O que fica, de fato, parecendo para toda Europa? Que, de alguma forma, o Papa havia se tornado um fantoche do rei francês e que agora as nações cristãs da Europa não podem mais apelar ao Papa com a segurança de que serão julgados com equidade e justiça junto às suas requisições. Por que? Porque o Papa está no território do rei francês. Para muitos, aquilo é um elemento que coloca a desconfiança na proeminência da justiça dos julgamentos do Papado. Essa crise vai desembocar no que é o cisma do ocidente, que é um determinado momento em que não se sabe ao certo, quem é o verdadeiro pontífice. Vale lembrar que o acesso à informação não era algo tão tranquilo e fácil de se ter como hoje em dia onde é muito fácil decidir quem é o verdadeiro pontífice. Naquele período, não. De maneira que temos inclusive santos que estão ao lado de um pontífice, de um papa, que depois a história vai apresentar como um antipapa, ou seja, um papa que se opõe ao papa verdadeiro. Então, nós temos essa contusão em toda a Europa.

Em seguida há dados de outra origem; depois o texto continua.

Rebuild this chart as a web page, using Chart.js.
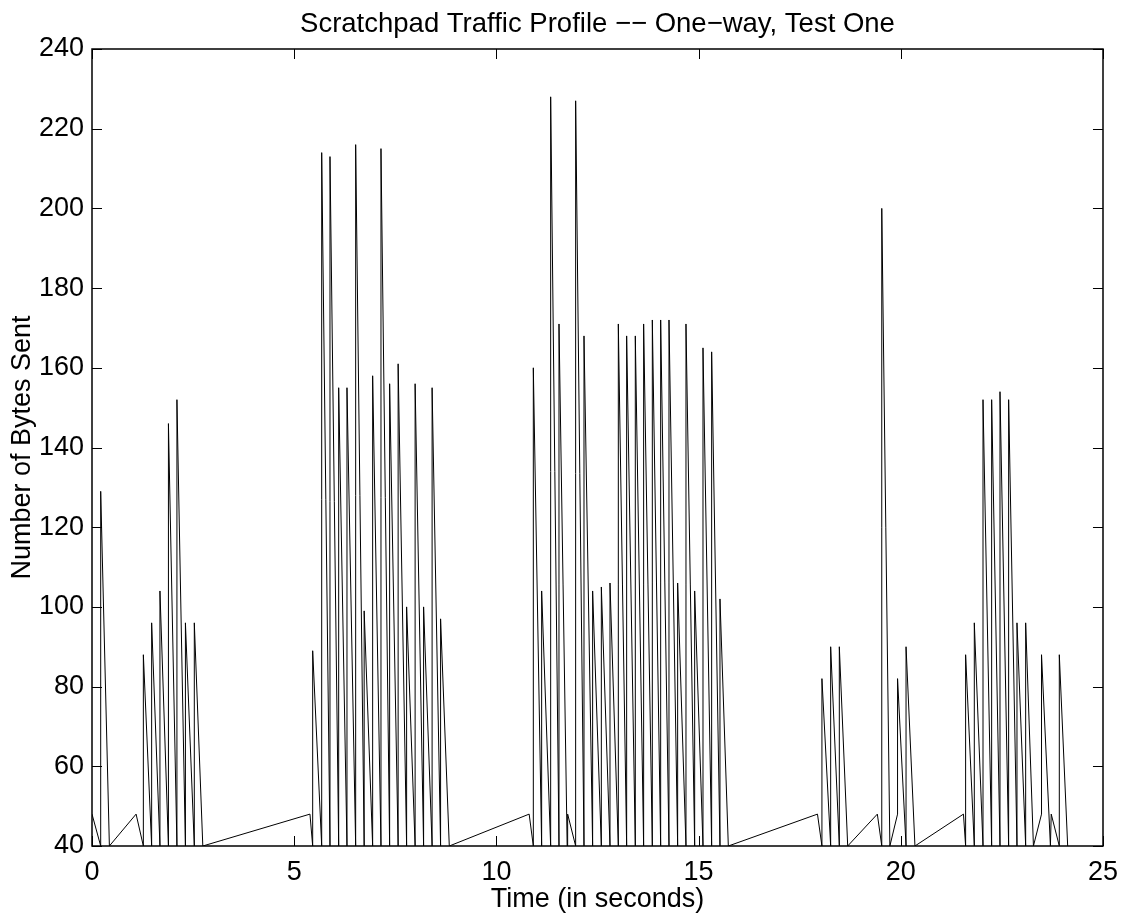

Tem um dado, essa ferida na unidade, e isso quem tem um pouco mais de conhecimento acerca do papel da unidade dentro do corpo da cristandade, ou da religião, até para quem não tem tanto contato com isso até esse momento, basta pensar o que acontece logo depois da reforma protestante. Nós temos uma série de comunidades eclesiais baseadas no Cristianismo e, a partir dessas comunidades eclesiais, novas vão surgindo.

Hoje, nós temos uma série de denominações protestantes, evangélicas, neopentecostais e assim por diante. Porque, de fato, não existe esse centro de autoridade de onde possa se dizer: “aqui está a referência.”. Por exemplo, às vezes, em uma comunidade evangélica, eu tenho um pastor e esse pastor tem uma determinada interpretação do evangelho, então, esse sujeito vai rumar para aquela denominação que vai mais para o seu senso. “Eu concordo mais com essa interpretação do Evangelho, então vou ser dessa congregação aqui”. Assembleia de Deus, Deus é Amor, Igreja Universal, e assim por diante. Para os protestantes, via de regra, não tem esse senso tão forte de unidade. Para o catolicismo esse senso de unidade sempre foi fundamental para manter as coisas no eixo, meio que como uma crença comum.